**What you should do**
Reproduce exactly the lines below, from the first one through the line containing "for (var i = 0; i < 50; i++) epochs.push(i);", and omit any pictures.

**Information shown**
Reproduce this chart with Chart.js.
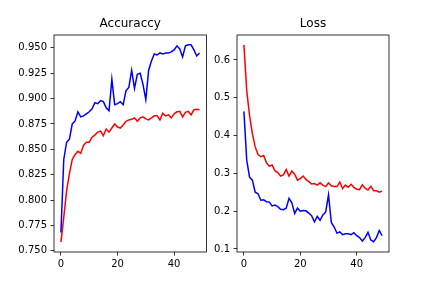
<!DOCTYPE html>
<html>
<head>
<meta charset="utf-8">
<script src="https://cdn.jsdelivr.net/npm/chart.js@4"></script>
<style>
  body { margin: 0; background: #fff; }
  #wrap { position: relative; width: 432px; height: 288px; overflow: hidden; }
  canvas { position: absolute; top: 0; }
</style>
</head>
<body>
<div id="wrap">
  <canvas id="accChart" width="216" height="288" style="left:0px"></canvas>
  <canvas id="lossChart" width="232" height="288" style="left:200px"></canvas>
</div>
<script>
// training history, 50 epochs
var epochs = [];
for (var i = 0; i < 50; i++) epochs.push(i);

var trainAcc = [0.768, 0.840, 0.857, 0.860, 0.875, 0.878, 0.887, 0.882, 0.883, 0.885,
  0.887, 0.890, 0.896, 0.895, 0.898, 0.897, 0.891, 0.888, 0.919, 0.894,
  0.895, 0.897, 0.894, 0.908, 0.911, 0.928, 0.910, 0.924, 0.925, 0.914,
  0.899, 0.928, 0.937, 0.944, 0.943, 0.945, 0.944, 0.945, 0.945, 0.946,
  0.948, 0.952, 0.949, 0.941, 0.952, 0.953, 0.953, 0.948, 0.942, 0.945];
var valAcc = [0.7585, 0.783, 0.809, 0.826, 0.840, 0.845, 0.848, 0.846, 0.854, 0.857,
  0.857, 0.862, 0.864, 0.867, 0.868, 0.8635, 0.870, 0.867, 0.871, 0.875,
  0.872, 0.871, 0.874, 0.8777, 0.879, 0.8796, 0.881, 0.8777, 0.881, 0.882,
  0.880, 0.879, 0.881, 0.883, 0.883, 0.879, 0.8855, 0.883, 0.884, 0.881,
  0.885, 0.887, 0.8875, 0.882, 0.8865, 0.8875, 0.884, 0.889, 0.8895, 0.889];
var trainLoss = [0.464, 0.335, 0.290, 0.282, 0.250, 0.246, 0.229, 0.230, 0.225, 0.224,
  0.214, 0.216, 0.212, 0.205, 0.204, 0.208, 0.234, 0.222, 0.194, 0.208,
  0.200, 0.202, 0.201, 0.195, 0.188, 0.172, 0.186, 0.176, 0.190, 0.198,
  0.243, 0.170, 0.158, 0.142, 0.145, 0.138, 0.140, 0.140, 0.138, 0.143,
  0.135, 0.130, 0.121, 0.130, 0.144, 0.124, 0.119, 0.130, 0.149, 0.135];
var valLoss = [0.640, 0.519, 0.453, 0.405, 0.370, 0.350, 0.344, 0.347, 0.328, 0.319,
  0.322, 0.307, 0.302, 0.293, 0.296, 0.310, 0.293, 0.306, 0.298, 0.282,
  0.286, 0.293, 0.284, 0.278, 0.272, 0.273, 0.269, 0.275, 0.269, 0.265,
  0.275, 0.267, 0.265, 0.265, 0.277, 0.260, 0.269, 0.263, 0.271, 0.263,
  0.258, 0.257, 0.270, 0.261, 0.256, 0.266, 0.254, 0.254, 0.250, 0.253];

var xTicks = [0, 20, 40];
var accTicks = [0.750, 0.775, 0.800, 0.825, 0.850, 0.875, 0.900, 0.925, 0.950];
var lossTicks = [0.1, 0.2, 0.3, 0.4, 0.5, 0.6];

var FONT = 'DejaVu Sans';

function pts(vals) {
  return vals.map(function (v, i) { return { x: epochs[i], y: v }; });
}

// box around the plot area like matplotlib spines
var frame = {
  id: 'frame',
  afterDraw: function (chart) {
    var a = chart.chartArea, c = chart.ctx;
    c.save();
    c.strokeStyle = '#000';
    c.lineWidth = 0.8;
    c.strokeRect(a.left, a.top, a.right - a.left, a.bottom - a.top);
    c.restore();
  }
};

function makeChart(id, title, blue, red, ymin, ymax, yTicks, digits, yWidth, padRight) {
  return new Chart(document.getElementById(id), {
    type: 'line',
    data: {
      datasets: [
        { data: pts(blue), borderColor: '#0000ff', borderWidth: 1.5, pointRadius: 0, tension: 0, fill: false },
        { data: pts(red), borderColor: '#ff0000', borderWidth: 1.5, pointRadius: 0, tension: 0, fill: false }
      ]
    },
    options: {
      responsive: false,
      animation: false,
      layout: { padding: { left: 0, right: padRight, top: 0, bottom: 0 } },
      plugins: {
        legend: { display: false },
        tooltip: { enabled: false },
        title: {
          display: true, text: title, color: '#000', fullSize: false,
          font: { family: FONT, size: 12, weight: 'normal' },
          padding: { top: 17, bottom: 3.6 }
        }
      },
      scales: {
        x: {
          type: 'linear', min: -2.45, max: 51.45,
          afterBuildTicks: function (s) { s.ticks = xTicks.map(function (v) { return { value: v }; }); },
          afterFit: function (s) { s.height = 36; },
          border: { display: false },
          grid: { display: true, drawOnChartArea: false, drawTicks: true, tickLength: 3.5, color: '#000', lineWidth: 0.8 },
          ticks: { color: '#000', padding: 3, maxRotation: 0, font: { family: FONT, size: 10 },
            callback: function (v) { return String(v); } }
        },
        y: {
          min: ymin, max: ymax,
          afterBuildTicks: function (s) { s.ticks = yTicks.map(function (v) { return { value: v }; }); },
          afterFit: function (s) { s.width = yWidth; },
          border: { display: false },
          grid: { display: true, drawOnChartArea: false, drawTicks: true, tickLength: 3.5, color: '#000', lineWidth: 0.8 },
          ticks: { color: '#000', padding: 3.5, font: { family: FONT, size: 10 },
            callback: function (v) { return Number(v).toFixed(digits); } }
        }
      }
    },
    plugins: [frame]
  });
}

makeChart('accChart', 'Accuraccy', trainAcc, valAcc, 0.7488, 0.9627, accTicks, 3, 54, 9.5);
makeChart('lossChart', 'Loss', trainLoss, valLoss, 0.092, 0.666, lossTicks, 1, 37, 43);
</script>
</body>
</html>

**Answer in full**
Reproduce this chart with Chart.js.
<!DOCTYPE html>
<html>
<head>
<meta charset="utf-8">
<script src="https://cdn.jsdelivr.net/npm/chart.js@4"></script>
<style>
  body { margin: 0; background: #fff; }
  #wrap { position: relative; width: 432px; height: 288px; overflow: hidden; }
  canvas { position: absolute; top: 0; }
</style>
</head>
<body>
<div id="wrap">
  <canvas id="accChart" width="216" height="288" style="left:0px"></canvas>
  <canvas id="lossChart" width="232" height="288" style="left:200px"></canvas>
</div>
<script>
// training history, 50 epochs
var epochs = [];
for (var i = 0; i < 50; i++) epochs.push(i);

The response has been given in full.